Material —

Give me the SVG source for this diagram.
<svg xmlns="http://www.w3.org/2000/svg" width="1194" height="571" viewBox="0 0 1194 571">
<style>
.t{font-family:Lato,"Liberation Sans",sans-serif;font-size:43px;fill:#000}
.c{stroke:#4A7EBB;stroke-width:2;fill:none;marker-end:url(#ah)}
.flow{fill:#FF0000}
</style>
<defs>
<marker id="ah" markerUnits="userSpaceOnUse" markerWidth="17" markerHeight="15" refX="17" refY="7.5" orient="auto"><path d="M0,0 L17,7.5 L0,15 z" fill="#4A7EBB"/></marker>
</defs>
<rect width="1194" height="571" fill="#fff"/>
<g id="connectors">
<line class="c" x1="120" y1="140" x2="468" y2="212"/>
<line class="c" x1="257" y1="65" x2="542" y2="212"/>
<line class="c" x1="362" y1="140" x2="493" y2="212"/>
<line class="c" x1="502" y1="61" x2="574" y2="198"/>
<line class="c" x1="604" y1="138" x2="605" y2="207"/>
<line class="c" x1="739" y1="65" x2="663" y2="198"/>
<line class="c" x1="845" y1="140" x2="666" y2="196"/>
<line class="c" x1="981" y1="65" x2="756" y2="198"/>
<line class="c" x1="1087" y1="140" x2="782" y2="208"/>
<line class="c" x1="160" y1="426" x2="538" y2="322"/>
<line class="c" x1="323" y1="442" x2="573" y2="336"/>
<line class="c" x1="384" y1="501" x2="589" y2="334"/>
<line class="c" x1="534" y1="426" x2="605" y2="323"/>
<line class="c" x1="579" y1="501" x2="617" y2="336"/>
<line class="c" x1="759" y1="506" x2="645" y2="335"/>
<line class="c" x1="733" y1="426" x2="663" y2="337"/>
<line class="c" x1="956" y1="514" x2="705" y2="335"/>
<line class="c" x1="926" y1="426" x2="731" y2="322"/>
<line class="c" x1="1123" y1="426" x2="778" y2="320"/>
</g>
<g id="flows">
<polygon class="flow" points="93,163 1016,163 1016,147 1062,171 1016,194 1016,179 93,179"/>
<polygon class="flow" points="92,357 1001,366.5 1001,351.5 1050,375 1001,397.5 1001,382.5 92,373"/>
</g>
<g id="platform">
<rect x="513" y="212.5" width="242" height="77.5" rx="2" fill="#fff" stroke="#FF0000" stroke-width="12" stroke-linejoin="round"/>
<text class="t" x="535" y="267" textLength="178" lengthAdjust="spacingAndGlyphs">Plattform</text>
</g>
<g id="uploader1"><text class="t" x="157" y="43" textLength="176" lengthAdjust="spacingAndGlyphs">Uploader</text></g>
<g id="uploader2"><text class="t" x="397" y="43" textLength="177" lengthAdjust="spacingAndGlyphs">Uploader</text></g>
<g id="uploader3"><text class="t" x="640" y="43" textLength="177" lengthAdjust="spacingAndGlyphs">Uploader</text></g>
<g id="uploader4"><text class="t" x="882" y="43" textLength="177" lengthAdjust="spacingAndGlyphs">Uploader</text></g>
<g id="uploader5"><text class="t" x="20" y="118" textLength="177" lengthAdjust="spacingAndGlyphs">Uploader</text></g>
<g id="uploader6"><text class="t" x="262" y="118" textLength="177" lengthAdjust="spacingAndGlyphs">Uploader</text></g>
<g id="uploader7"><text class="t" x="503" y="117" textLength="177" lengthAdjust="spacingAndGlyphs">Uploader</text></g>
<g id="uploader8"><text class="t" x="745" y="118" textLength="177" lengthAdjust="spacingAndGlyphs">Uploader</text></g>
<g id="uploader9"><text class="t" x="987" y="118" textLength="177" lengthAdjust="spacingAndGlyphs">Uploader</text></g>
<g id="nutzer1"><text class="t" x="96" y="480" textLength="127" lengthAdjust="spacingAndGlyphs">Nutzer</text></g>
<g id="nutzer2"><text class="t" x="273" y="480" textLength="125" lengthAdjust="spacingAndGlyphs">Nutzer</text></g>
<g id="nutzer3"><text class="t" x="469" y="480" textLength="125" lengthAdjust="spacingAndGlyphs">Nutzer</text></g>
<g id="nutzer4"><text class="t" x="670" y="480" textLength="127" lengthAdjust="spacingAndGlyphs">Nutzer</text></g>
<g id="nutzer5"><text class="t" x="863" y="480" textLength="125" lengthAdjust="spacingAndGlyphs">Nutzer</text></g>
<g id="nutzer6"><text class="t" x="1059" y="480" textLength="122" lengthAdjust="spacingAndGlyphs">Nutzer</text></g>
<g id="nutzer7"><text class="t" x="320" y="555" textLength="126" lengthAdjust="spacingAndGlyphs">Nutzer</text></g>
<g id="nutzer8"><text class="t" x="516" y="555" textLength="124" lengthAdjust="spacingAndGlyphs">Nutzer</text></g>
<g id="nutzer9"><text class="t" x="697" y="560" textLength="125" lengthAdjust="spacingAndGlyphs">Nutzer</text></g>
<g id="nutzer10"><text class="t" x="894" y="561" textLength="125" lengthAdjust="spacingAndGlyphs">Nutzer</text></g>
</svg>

Goal —
Extract the full listing above without alteration.

Expected answer —
Give me the SVG source for this diagram.
<svg xmlns="http://www.w3.org/2000/svg" width="1194" height="571" viewBox="0 0 1194 571">
<style>
.t{font-family:Lato,"Liberation Sans",sans-serif;font-size:43px;fill:#000}
.c{stroke:#4A7EBB;stroke-width:2;fill:none;marker-end:url(#ah)}
.flow{fill:#FF0000}
</style>
<defs>
<marker id="ah" markerUnits="userSpaceOnUse" markerWidth="17" markerHeight="15" refX="17" refY="7.5" orient="auto"><path d="M0,0 L17,7.5 L0,15 z" fill="#4A7EBB"/></marker>
</defs>
<rect width="1194" height="571" fill="#fff"/>
<g id="connectors">
<line class="c" x1="120" y1="140" x2="468" y2="212"/>
<line class="c" x1="257" y1="65" x2="542" y2="212"/>
<line class="c" x1="362" y1="140" x2="493" y2="212"/>
<line class="c" x1="502" y1="61" x2="574" y2="198"/>
<line class="c" x1="604" y1="138" x2="605" y2="207"/>
<line class="c" x1="739" y1="65" x2="663" y2="198"/>
<line class="c" x1="845" y1="140" x2="666" y2="196"/>
<line class="c" x1="981" y1="65" x2="756" y2="198"/>
<line class="c" x1="1087" y1="140" x2="782" y2="208"/>
<line class="c" x1="160" y1="426" x2="538" y2="322"/>
<line class="c" x1="323" y1="442" x2="573" y2="336"/>
<line class="c" x1="384" y1="501" x2="589" y2="334"/>
<line class="c" x1="534" y1="426" x2="605" y2="323"/>
<line class="c" x1="579" y1="501" x2="617" y2="336"/>
<line class="c" x1="759" y1="506" x2="645" y2="335"/>
<line class="c" x1="733" y1="426" x2="663" y2="337"/>
<line class="c" x1="956" y1="514" x2="705" y2="335"/>
<line class="c" x1="926" y1="426" x2="731" y2="322"/>
<line class="c" x1="1123" y1="426" x2="778" y2="320"/>
</g>
<g id="flows">
<polygon class="flow" points="93,163 1016,163 1016,147 1062,171 1016,194 1016,179 93,179"/>
<polygon class="flow" points="92,357 1001,366.5 1001,351.5 1050,375 1001,397.5 1001,382.5 92,373"/>
</g>
<g id="platform">
<rect x="513" y="212.5" width="242" height="77.5" rx="2" fill="#fff" stroke="#FF0000" stroke-width="12" stroke-linejoin="round"/>
<text class="t" x="535" y="267" textLength="178" lengthAdjust="spacingAndGlyphs">Plattform</text>
</g>
<g id="uploader1"><text class="t" x="157" y="43" textLength="176" lengthAdjust="spacingAndGlyphs">Uploader</text></g>
<g id="uploader2"><text class="t" x="397" y="43" textLength="177" lengthAdjust="spacingAndGlyphs">Uploader</text></g>
<g id="uploader3"><text class="t" x="640" y="43" textLength="177" lengthAdjust="spacingAndGlyphs">Uploader</text></g>
<g id="uploader4"><text class="t" x="882" y="43" textLength="177" lengthAdjust="spacingAndGlyphs">Uploader</text></g>
<g id="uploader5"><text class="t" x="20" y="118" textLength="177" lengthAdjust="spacingAndGlyphs">Uploader</text></g>
<g id="uploader6"><text class="t" x="262" y="118" textLength="177" lengthAdjust="spacingAndGlyphs">Uploader</text></g>
<g id="uploader7"><text class="t" x="503" y="117" textLength="177" lengthAdjust="spacingAndGlyphs">Uploader</text></g>
<g id="uploader8"><text class="t" x="745" y="118" textLength="177" lengthAdjust="spacingAndGlyphs">Uploader</text></g>
<g id="uploader9"><text class="t" x="987" y="118" textLength="177" lengthAdjust="spacingAndGlyphs">Uploader</text></g>
<g id="nutzer1"><text class="t" x="96" y="480" textLength="127" lengthAdjust="spacingAndGlyphs">Nutzer</text></g>
<g id="nutzer2"><text class="t" x="273" y="480" textLength="125" lengthAdjust="spacingAndGlyphs">Nutzer</text></g>
<g id="nutzer3"><text class="t" x="469" y="480" textLength="125" lengthAdjust="spacingAndGlyphs">Nutzer</text></g>
<g id="nutzer4"><text class="t" x="670" y="480" textLength="127" lengthAdjust="spacingAndGlyphs">Nutzer</text></g>
<g id="nutzer5"><text class="t" x="863" y="480" textLength="125" lengthAdjust="spacingAndGlyphs">Nutzer</text></g>
<g id="nutzer6"><text class="t" x="1059" y="480" textLength="122" lengthAdjust="spacingAndGlyphs">Nutzer</text></g>
<g id="nutzer7"><text class="t" x="320" y="555" textLength="126" lengthAdjust="spacingAndGlyphs">Nutzer</text></g>
<g id="nutzer8"><text class="t" x="516" y="555" textLength="124" lengthAdjust="spacingAndGlyphs">Nutzer</text></g>
<g id="nutzer9"><text class="t" x="697" y="560" textLength="125" lengthAdjust="spacingAndGlyphs">Nutzer</text></g>
<g id="nutzer10"><text class="t" x="894" y="561" textLength="125" lengthAdjust="spacingAndGlyphs">Nutzer</text></g>
</svg>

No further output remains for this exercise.